▶ [Stored rows]:
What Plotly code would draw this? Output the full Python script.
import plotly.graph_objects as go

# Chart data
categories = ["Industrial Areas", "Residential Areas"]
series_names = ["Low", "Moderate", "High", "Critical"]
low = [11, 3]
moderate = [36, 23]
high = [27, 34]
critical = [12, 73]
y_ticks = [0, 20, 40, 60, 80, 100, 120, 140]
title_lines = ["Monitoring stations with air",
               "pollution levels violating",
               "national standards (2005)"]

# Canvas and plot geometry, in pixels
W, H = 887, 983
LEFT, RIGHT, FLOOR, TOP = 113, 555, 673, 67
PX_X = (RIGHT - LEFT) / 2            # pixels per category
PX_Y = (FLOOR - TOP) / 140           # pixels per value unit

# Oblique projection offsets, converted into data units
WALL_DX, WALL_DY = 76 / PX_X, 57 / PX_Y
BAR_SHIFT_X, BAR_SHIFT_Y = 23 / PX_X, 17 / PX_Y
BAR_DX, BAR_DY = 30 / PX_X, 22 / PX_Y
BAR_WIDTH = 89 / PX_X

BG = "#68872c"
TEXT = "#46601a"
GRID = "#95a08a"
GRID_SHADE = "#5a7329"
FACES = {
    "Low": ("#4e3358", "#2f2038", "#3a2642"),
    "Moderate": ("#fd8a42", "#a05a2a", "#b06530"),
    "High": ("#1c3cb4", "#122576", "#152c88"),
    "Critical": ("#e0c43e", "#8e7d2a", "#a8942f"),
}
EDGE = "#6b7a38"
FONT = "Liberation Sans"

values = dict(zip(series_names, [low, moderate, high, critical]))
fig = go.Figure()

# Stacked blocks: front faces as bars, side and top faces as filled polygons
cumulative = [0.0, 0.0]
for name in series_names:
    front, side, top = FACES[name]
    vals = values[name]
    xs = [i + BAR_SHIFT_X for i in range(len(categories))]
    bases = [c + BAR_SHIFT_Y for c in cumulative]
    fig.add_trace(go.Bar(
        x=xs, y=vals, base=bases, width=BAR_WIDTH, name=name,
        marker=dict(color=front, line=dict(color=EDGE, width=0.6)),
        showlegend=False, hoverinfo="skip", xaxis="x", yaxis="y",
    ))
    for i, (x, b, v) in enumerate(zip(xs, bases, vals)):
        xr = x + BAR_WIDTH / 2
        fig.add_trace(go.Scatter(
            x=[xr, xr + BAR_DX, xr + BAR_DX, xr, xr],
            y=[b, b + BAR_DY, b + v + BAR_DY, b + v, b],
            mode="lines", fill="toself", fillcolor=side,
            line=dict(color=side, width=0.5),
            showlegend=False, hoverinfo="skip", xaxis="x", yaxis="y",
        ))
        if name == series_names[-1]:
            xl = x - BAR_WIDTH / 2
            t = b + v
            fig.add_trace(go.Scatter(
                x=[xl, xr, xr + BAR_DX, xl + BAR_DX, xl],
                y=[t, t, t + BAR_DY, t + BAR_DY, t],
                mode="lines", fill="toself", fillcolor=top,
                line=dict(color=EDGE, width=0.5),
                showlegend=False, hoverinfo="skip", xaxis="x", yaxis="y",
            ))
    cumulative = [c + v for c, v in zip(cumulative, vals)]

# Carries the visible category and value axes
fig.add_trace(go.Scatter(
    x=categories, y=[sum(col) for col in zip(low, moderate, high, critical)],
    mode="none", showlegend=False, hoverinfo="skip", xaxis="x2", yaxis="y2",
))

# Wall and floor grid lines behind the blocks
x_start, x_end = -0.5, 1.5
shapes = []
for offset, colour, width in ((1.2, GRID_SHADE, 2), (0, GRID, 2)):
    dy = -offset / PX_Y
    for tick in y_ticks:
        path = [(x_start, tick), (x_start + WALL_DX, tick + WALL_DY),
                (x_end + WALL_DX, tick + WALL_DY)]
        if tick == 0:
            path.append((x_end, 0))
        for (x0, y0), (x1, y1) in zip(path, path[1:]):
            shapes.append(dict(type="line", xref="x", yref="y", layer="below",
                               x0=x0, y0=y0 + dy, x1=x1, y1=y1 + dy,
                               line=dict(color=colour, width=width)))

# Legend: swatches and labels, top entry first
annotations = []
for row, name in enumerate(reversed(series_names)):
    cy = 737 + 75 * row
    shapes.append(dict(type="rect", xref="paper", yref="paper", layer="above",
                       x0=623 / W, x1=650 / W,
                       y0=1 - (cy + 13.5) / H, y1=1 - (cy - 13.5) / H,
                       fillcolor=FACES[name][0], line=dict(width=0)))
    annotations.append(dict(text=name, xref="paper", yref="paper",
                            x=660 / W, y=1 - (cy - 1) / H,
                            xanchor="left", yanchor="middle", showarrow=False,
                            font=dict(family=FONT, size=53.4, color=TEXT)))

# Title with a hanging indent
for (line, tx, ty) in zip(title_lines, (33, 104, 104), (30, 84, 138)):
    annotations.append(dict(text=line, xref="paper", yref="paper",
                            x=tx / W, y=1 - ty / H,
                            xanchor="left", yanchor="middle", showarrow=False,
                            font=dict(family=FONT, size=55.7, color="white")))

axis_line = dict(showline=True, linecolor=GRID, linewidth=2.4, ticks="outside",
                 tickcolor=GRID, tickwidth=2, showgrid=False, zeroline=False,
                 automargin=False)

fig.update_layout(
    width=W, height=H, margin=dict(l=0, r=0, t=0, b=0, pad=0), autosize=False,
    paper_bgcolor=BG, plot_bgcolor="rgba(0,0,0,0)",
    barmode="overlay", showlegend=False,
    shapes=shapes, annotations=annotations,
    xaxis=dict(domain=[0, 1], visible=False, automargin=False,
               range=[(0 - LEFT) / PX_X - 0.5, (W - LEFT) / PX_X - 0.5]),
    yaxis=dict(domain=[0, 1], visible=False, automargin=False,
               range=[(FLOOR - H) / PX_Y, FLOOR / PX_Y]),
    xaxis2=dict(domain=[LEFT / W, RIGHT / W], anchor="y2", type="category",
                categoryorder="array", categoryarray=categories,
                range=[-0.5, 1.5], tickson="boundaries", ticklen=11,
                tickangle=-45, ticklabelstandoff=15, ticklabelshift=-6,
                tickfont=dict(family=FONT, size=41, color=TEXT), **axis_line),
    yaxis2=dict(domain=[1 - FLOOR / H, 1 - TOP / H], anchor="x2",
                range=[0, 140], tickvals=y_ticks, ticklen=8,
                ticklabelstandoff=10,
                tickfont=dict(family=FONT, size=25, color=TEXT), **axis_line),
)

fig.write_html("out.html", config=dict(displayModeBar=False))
* * *
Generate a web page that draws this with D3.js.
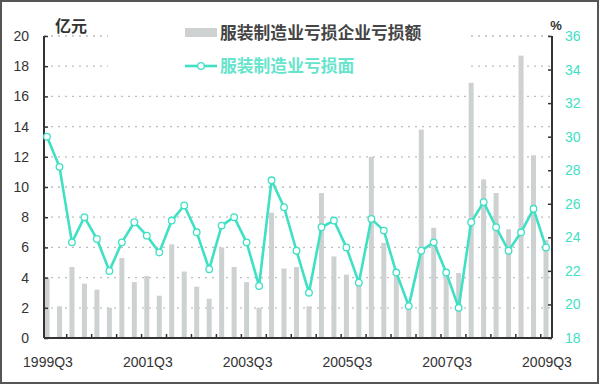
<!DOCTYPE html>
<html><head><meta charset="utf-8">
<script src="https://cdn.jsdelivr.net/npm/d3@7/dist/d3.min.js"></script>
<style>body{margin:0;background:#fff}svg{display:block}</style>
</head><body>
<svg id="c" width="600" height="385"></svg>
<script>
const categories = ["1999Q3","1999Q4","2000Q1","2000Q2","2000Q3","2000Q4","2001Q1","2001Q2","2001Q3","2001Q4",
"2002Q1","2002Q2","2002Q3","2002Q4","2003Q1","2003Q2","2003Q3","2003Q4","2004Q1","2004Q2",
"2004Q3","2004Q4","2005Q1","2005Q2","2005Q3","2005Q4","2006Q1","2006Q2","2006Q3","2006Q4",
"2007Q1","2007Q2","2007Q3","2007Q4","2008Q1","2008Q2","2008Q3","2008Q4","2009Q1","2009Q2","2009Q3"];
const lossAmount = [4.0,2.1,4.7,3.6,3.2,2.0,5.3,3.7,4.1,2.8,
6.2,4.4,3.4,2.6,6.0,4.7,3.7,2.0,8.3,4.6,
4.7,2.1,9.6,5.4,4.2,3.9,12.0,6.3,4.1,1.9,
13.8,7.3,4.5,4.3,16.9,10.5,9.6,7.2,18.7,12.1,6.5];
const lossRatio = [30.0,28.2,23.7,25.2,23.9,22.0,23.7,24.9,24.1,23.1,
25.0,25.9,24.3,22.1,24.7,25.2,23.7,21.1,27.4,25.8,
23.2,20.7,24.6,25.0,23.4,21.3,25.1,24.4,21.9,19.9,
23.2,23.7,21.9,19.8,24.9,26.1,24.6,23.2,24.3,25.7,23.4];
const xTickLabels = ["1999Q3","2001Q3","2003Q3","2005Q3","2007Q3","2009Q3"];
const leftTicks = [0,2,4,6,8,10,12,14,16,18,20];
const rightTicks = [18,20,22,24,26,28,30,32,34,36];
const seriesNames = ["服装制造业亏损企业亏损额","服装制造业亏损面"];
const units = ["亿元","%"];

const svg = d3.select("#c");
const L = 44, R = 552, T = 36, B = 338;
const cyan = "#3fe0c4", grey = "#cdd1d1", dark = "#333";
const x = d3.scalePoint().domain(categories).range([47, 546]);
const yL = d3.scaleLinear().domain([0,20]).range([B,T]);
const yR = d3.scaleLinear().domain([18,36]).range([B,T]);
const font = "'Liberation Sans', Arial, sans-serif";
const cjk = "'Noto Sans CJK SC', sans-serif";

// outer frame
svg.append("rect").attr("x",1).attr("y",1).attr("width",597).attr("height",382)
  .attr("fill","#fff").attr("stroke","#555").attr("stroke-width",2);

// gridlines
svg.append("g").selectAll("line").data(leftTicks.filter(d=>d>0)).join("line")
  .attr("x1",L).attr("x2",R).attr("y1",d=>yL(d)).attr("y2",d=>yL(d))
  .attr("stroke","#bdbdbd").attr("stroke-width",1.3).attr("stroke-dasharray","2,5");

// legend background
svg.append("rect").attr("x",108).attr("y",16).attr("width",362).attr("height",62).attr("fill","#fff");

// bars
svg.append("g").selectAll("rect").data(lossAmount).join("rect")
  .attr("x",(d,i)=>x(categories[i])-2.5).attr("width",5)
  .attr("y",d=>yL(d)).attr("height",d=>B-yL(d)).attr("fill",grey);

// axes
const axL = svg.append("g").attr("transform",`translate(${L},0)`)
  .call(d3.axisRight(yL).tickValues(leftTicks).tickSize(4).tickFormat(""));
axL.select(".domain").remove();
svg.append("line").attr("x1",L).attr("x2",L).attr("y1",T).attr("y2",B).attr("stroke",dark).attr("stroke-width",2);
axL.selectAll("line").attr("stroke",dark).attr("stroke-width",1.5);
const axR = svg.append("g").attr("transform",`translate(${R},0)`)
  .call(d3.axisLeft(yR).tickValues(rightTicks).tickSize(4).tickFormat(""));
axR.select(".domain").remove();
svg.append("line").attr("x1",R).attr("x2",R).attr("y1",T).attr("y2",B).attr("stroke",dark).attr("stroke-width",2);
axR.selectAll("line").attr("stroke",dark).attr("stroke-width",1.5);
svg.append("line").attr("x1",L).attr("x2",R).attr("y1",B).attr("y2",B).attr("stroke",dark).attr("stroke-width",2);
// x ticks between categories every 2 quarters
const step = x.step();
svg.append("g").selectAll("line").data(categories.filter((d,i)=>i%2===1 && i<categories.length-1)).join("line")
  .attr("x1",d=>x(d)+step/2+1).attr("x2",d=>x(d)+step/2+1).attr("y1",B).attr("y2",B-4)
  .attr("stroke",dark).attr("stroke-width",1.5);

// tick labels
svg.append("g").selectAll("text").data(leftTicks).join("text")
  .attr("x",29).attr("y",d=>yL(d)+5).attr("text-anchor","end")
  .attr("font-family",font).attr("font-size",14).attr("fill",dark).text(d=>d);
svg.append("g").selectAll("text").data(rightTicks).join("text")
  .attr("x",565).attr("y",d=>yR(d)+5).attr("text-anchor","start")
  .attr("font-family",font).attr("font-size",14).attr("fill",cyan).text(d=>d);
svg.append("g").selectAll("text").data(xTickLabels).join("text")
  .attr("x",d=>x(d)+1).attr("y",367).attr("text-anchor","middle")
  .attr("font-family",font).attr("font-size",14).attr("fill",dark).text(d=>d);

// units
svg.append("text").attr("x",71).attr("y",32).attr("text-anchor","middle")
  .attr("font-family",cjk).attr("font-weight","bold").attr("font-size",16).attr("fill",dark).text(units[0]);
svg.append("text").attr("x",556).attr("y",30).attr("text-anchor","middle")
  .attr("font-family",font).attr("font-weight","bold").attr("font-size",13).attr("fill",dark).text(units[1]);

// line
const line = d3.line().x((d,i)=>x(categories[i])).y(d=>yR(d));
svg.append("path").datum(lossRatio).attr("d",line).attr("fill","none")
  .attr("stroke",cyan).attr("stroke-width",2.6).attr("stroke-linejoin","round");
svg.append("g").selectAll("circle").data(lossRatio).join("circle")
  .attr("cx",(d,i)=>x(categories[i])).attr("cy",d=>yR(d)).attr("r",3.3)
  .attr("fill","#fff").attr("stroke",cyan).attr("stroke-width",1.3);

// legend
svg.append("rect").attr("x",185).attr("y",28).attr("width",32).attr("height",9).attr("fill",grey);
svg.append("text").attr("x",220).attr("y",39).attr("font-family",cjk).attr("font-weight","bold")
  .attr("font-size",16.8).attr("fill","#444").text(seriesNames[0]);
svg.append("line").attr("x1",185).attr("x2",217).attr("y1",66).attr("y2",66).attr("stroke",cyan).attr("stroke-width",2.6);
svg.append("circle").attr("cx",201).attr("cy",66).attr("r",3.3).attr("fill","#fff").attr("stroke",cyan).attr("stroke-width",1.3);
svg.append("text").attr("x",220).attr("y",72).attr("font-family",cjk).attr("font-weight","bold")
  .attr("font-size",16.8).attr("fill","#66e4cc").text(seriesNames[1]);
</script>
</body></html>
--
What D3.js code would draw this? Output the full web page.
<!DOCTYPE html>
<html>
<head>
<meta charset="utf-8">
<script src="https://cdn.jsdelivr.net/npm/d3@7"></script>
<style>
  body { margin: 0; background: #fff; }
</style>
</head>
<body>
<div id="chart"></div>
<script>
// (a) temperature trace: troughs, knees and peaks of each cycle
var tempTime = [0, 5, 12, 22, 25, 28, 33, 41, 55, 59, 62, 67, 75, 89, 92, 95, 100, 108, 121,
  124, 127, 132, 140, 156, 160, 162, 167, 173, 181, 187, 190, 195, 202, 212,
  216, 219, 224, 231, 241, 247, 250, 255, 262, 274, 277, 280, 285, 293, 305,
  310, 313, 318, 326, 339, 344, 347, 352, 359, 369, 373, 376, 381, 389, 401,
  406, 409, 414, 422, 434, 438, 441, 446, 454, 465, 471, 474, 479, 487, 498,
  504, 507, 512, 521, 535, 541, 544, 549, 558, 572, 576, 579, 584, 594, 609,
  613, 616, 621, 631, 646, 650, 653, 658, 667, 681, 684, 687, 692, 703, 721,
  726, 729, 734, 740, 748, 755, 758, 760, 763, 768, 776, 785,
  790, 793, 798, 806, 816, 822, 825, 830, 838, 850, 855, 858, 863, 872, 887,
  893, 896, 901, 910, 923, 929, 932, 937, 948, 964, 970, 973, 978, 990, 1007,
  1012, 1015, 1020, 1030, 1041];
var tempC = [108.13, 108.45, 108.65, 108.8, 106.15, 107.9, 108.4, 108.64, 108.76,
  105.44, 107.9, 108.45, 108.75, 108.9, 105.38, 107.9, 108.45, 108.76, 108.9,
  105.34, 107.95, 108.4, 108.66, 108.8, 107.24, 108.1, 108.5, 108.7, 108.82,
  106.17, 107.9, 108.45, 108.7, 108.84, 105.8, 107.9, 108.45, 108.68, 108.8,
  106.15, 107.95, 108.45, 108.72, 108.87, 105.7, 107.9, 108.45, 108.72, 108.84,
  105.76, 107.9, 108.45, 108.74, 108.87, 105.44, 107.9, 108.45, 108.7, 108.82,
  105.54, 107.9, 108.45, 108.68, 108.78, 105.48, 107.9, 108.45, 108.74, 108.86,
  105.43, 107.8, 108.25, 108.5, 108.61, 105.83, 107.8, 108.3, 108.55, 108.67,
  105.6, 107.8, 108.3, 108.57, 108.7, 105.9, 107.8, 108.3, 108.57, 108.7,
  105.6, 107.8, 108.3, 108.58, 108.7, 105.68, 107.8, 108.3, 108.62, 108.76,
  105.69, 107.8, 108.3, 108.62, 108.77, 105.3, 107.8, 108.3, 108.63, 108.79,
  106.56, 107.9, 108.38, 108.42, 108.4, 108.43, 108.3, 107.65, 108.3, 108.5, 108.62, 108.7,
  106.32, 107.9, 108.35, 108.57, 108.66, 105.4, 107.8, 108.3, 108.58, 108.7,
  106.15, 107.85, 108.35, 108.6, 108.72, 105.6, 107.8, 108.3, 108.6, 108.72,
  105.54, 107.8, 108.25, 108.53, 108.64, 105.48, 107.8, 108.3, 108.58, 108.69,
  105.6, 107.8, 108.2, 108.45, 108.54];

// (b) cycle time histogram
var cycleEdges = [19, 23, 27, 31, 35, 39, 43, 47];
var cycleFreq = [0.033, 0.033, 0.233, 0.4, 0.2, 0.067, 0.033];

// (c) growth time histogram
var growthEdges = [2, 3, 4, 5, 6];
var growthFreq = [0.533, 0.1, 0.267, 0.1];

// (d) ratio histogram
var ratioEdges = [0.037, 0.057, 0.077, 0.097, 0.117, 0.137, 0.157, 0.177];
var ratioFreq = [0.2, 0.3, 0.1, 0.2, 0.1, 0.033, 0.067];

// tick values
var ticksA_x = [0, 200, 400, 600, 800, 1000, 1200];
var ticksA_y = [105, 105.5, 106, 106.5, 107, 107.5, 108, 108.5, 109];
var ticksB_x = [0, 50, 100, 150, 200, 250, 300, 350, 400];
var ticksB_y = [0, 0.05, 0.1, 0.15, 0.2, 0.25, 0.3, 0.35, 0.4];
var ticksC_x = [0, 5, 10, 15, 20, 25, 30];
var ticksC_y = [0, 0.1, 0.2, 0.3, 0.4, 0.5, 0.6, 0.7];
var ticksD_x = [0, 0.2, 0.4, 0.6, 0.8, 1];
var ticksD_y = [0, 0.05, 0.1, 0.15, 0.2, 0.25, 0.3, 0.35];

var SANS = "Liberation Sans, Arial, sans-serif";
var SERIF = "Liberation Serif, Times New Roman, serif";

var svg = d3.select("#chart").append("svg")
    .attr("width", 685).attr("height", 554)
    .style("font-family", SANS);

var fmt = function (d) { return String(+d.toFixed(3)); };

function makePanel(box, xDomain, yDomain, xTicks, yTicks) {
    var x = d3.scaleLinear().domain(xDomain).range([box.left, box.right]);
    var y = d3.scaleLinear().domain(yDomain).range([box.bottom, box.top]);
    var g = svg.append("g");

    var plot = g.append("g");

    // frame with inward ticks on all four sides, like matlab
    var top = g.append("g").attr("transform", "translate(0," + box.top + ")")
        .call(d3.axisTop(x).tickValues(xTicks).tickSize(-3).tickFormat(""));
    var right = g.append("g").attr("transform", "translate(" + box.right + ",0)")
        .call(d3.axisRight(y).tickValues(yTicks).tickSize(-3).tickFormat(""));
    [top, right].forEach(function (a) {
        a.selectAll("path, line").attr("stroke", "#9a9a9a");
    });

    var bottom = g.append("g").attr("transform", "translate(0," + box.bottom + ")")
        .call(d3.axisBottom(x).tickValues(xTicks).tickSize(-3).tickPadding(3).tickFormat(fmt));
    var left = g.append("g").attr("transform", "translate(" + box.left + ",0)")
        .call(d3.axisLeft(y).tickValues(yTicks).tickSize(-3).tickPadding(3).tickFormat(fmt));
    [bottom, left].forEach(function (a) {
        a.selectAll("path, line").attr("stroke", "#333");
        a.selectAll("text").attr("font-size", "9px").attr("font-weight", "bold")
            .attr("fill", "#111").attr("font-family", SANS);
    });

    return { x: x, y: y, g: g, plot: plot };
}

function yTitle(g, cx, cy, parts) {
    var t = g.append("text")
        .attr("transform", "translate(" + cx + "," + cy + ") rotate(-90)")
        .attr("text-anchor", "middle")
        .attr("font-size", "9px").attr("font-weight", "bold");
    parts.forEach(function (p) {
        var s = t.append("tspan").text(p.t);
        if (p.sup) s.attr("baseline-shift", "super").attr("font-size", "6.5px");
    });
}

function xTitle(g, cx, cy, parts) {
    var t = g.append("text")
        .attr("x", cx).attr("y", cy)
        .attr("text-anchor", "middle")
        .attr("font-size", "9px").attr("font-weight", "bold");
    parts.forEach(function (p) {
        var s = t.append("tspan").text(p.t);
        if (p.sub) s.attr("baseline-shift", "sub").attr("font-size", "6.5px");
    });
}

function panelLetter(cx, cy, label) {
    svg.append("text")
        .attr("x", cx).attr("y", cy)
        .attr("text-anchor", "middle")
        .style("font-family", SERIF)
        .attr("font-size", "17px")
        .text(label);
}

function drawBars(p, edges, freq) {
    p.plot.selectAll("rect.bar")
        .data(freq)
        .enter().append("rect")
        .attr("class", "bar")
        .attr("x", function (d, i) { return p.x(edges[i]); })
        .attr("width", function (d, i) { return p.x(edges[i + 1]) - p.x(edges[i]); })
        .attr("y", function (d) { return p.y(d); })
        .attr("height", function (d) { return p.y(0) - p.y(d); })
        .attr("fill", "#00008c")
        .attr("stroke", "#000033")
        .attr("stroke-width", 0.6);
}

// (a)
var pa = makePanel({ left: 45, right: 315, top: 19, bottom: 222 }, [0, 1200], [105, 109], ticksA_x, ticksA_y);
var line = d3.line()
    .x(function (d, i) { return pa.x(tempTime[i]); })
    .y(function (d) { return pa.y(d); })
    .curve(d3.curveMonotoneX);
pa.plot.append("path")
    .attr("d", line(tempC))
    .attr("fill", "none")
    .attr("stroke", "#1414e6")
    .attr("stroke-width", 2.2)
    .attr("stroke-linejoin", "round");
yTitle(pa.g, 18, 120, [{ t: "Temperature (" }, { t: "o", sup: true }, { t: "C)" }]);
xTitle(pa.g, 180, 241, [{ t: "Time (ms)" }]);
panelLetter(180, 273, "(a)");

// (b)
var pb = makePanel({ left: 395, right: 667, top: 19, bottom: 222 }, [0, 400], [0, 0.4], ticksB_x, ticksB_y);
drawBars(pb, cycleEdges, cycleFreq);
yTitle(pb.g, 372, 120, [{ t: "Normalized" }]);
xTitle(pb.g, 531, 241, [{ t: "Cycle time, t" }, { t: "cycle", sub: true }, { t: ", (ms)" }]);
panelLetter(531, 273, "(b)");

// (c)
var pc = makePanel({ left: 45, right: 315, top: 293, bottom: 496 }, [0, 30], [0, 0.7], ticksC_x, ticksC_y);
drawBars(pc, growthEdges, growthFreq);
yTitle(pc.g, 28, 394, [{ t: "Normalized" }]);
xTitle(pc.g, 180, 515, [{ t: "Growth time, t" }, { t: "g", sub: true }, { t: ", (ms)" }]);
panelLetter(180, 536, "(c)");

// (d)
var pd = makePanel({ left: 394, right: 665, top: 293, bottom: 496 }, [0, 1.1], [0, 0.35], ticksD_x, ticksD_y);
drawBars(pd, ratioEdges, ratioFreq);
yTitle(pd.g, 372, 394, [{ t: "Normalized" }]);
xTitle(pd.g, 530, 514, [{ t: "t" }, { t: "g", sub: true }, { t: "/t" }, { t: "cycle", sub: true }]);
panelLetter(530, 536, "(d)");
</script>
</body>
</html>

▶ [Short problem]:
Write out each line exactly as it appears, from the line with "What Plotly code" up to and including the line with "import plotly.graph_objects as go".

▶ [Result for this task]:
What Plotly code would draw this? Output the full Python script.
import plotly.graph_objects as go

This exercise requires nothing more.